§ What you are asked to do:
Omit every picture and return the rest of the data unaltered.

§ Data section:
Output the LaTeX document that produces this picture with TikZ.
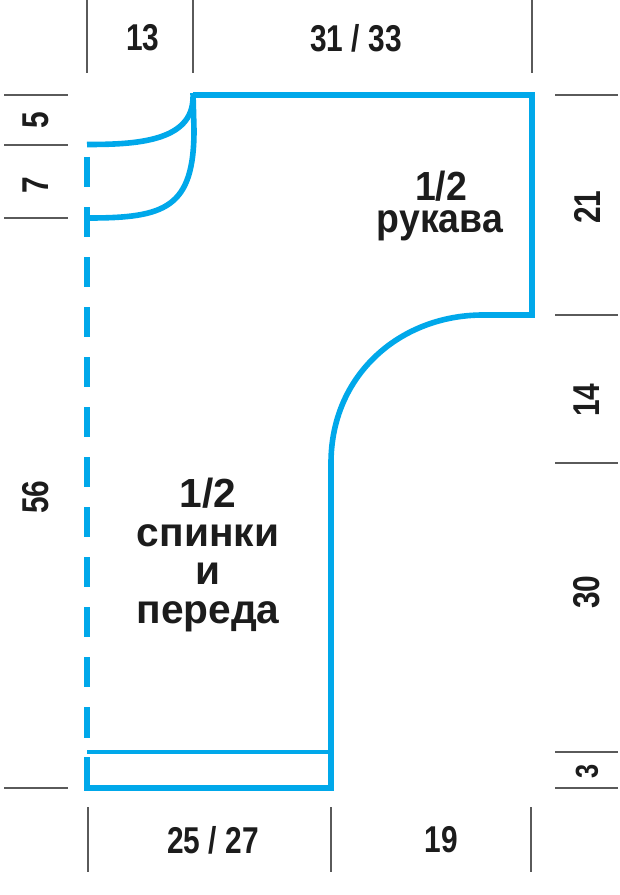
\documentclass[tikz,border=0pt]{standalone}
\usepackage{fontspec}
\setmainfont{Liberation Sans}
\definecolor{patblue}{HTML}{00A8EA}
\definecolor{tickgrey}{HTML}{5A5A5A}
\definecolor{ink}{HTML}{1C1C1C}
\tikzset{
  patline/.style={draw=patblue,line width=4.2pt,line join=miter},
  hemline/.style={draw=patblue,line width=3pt},
  foldline/.style={draw=patblue,line width=4pt},
  ticki/.style={draw=tickgrey,line width=1.2pt},
  dimlabel/.style={text=ink,inner sep=0pt,font=\fontsize{28}{30}\selectfont\bfseries,xscale=.8},
  vdimlabel/.style={text=ink,inner sep=0pt,font=\fontsize{28}{30}\selectfont\bfseries,rotate=90,xscale=.8},
  partlabel/.style={text=ink,inner sep=0pt,align=center,font=\fontsize{30.5}{28}\selectfont\bfseries}
}
\begin{document}
\begin{tikzpicture}[x=.75pt,y=-.75pt]
\useasboundingbox (0,0) rectangle (620,895);
\fill[white] (0,0) rectangle (620,895);
% ticks
\foreach \x in {87,193,532} \draw[ticki] (\x,0) -- (\x,73);
\foreach \x in {88,331,531} \draw[ticki] (\x,807) -- (\x,872);
\foreach \y in {95,145,218,788} \draw[ticki] (4,\y) -- (68,\y);
\foreach \y in {95,315,463,752,788} \draw[ticki] (555,\y) -- (618,\y);
% outline
\draw[patline] (193,95) -- (532,95) -- (532,315) -- (483,315)
  .. controls (400,315) and (331,375) .. (331,463) -- (331,788) -- (87,788) -- (87,757);
\draw[hemline] (87,752) -- (331,752);
% neck
\draw[patline] (87,144.5) .. controls (135,144.5) and (193,142) .. (193,97);
\draw[patline] (89,218) .. controls (165,218) and (194,208) .. (194,130) -- (193,93);
% fold
\draw[foldline] (87,157) -- (87,738);
\foreach \y in {187,237,...,687} \draw[white,line width=4.8pt] (87,\y) -- (87,\y+20);
% labels
\node[dimlabel] (t13) at (143,38) {13};
\node[dimlabel] (t31) at (356,38) {31 / 33};
\node[dimlabel] (b25) at (213,840) {25 / 27};
\node[dimlabel] (b19) at (441,840) {19};
\node[vdimlabel] (l5) at (36,120) {5};
\node[vdimlabel] (l7) at (36,185) {7};
\node[vdimlabel] (l56) at (36,497) {56};
\node[vdimlabel] (r21) at (587,207) {21};
\node[vdimlabel] (r14) at (587,400) {14};
\node[vdimlabel] (r30) at (587,592) {30};
\node[vdimlabel,scale=.85] (r3) at (587,771) {3};
\node[partlabel,xscale=.92,anchor=base] (sleevea) at (441,200) {1/2};
\node[partlabel,xscale=.92,anchor=base] (sleeveb) at (440,232) {рукава};
\node[partlabel] (body) at (208,555) {1/2\\[.9pt]спинки\\[.9pt]и\\[.9pt]переда};
\end{tikzpicture}
\end{document}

§ Full answer:
Output the LaTeX document that produces this picture with TikZ.
\documentclass[tikz,border=0pt]{standalone}
\usepackage{fontspec}
\setmainfont{Liberation Sans}
\definecolor{patblue}{HTML}{00A8EA}
\definecolor{tickgrey}{HTML}{5A5A5A}
\definecolor{ink}{HTML}{1C1C1C}
\tikzset{
  patline/.style={draw=patblue,line width=4.2pt,line join=miter},
  hemline/.style={draw=patblue,line width=3pt},
  foldline/.style={draw=patblue,line width=4pt},
  ticki/.style={draw=tickgrey,line width=1.2pt},
  dimlabel/.style={text=ink,inner sep=0pt,font=\fontsize{28}{30}\selectfont\bfseries,xscale=.8},
  vdimlabel/.style={text=ink,inner sep=0pt,font=\fontsize{28}{30}\selectfont\bfseries,rotate=90,xscale=.8},
  partlabel/.style={text=ink,inner sep=0pt,align=center,font=\fontsize{30.5}{28}\selectfont\bfseries}
}
\begin{document}
\begin{tikzpicture}[x=.75pt,y=-.75pt]
\useasboundingbox (0,0) rectangle (620,895);
\fill[white] (0,0) rectangle (620,895);
% ticks
\foreach \x in {87,193,532} \draw[ticki] (\x,0) -- (\x,73);
\foreach \x in {88,331,531} \draw[ticki] (\x,807) -- (\x,872);
\foreach \y in {95,145,218,788} \draw[ticki] (4,\y) -- (68,\y);
\foreach \y in {95,315,463,752,788} \draw[ticki] (555,\y) -- (618,\y);
% outline
\draw[patline] (193,95) -- (532,95) -- (532,315) -- (483,315)
  .. controls (400,315) and (331,375) .. (331,463) -- (331,788) -- (87,788) -- (87,757);
\draw[hemline] (87,752) -- (331,752);
% neck
\draw[patline] (87,144.5) .. controls (135,144.5) and (193,142) .. (193,97);
\draw[patline] (89,218) .. controls (165,218) and (194,208) .. (194,130) -- (193,93);
% fold
\draw[foldline] (87,157) -- (87,738);
\foreach \y in {187,237,...,687} \draw[white,line width=4.8pt] (87,\y) -- (87,\y+20);
% labels
\node[dimlabel] (t13) at (143,38) {13};
\node[dimlabel] (t31) at (356,38) {31 / 33};
\node[dimlabel] (b25) at (213,840) {25 / 27};
\node[dimlabel] (b19) at (441,840) {19};
\node[vdimlabel] (l5) at (36,120) {5};
\node[vdimlabel] (l7) at (36,185) {7};
\node[vdimlabel] (l56) at (36,497) {56};
\node[vdimlabel] (r21) at (587,207) {21};
\node[vdimlabel] (r14) at (587,400) {14};
\node[vdimlabel] (r30) at (587,592) {30};
\node[vdimlabel,scale=.85] (r3) at (587,771) {3};
\node[partlabel,xscale=.92,anchor=base] (sleevea) at (441,200) {1/2};
\node[partlabel,xscale=.92,anchor=base] (sleeveb) at (440,232) {рукава};
\node[partlabel] (body) at (208,555) {1/2\\[.9pt]спинки\\[.9pt]и\\[.9pt]переда};
\end{tikzpicture}
\end{document}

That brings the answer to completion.